Underwritten with part of a $100 million gift from philanthropist Ruth Lilly, the Poetry Foundation embarked in 2007 on a journey to establish a home for poetry at the intersection of Superior and Dearborn in Chicago’s River North neighborhood.
Proposals from 50 architecture firms were winnowed down to six, then to three, then two – and in October 2007 John Ronan was selected for the project.
“I wanted to do a building that slowly unfolds in a spatial narrative, line by line like a poem,” the Harvard-educated architect says. “I wanted subtle restraint, something you can walk though and come back to – where there’s something new every time, like a good poem.”
He laid out the two-story, 26,000-square-foot building in a series of public layers on the ground level, with a garden, a library, gallery space and performance area. The materials he selected are deliberately light, airy and transparent – glass, aluminum, Baltic birch plywood, and an oxidized zinc cladding that’s perforated where it borders the garden.
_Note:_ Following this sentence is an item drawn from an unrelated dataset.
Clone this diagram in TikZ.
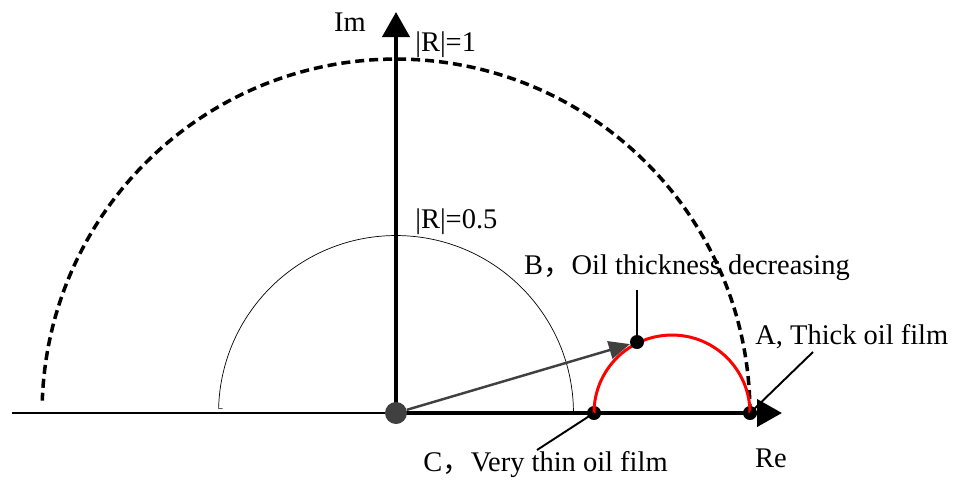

“You enter through the garden, and step into the building,” he says. “Once inside, there are views back into the garden, where the foundation hosts readings and parties.” For the maximum optical effect night, the garden itself lights up the building.
He sought to make the building intriguing – with a black screen that’s at once a symbol of authority and seriousness, but that also offers an invitation to explore.
“Like poetry itself, it’s not meant to be easy,” he says. “There’s a little bit of work involved – but the effort is rewarded.”
This is a building that takes to heart the thoughts of Seamus Heaney, one of Ronan’s favorite poets:
“Poetry is always slightly mysterious,” the Irishman wrote, “and you wonder what is your relationship to it.”